For Jen and Dale, I sent them a joint message asking if I could maybe spend some time with them at SF ’19. They both responded with so much warmth and enthusiasm. Jen immediately suggested that we meet up on Skype, which we eventually did. That was great! Essentially I am doing what Sherri did last year, finding my own mentors to work with.
Jen and Dale shared with me how they bonded over their mutual admiration for the fine art photographer, Brooke Shaden, who also dearly loves to help people find and share their creative voice. I have watched many of Brooke’s videos and I have found a kindred spirit to guide me while feeling encouraged to find my own voice.

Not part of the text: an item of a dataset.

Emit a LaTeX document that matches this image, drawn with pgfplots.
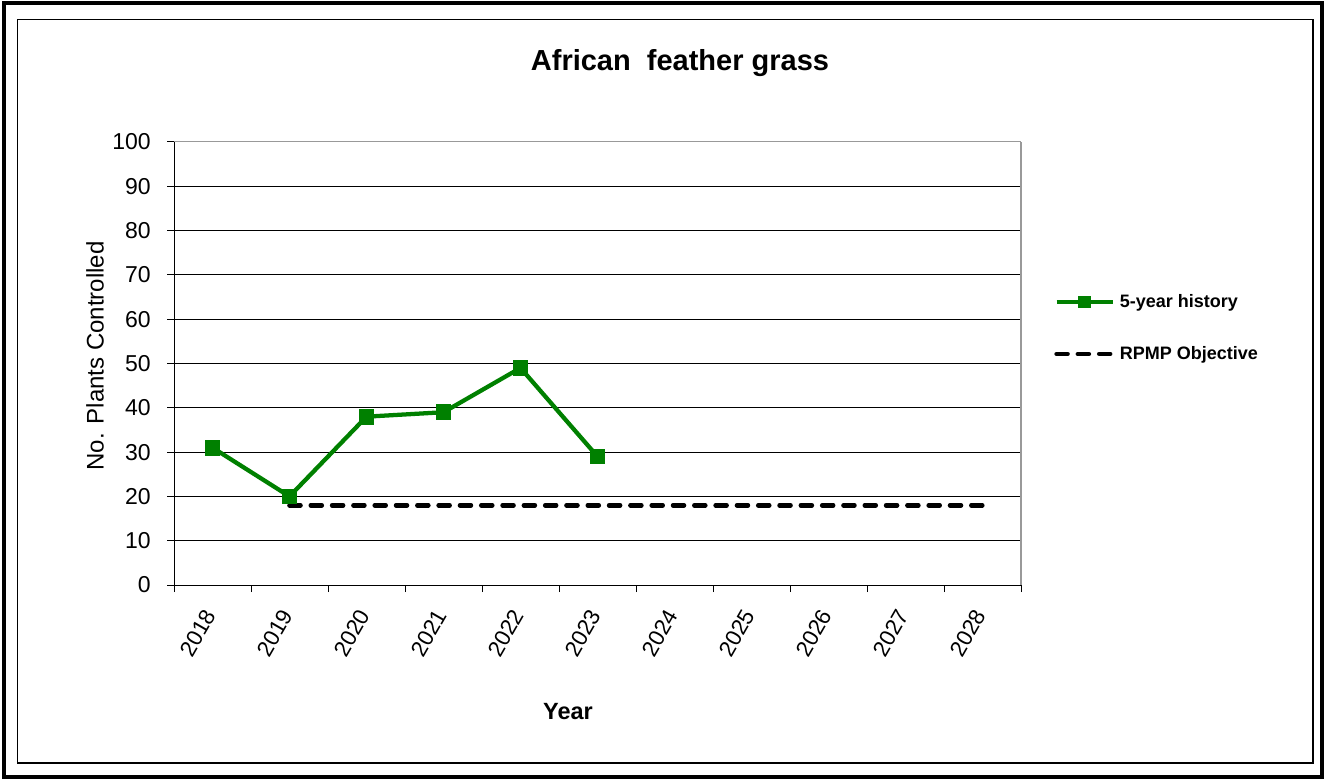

So here is where I am at with all of this. I am going to Shutterfest and with Jen and Dale helping I am going to go with the objective of finding my own creative voice rather than what I have been, trying to figure out what people want and learn that. I need to start with what I want. It is no longer with the primary objective of making money from it, I might, later but for the time being I need to just focus on creating what I want to create. With that in mind I am choosing to focus my education on seeing what I can do with the equipment that I have. I want to see what I can do with available light. “Kit lenses”, the lenses that come with beginner level cameras, get a bad rap. I have taken some pictures I was really happy with and the using my kit lens. I want to see what I can do with what I have, I can always expand on equipment and stuff later.
I am in a better place going to this Shutterfest then I have been the two previous years because this time I am going for me.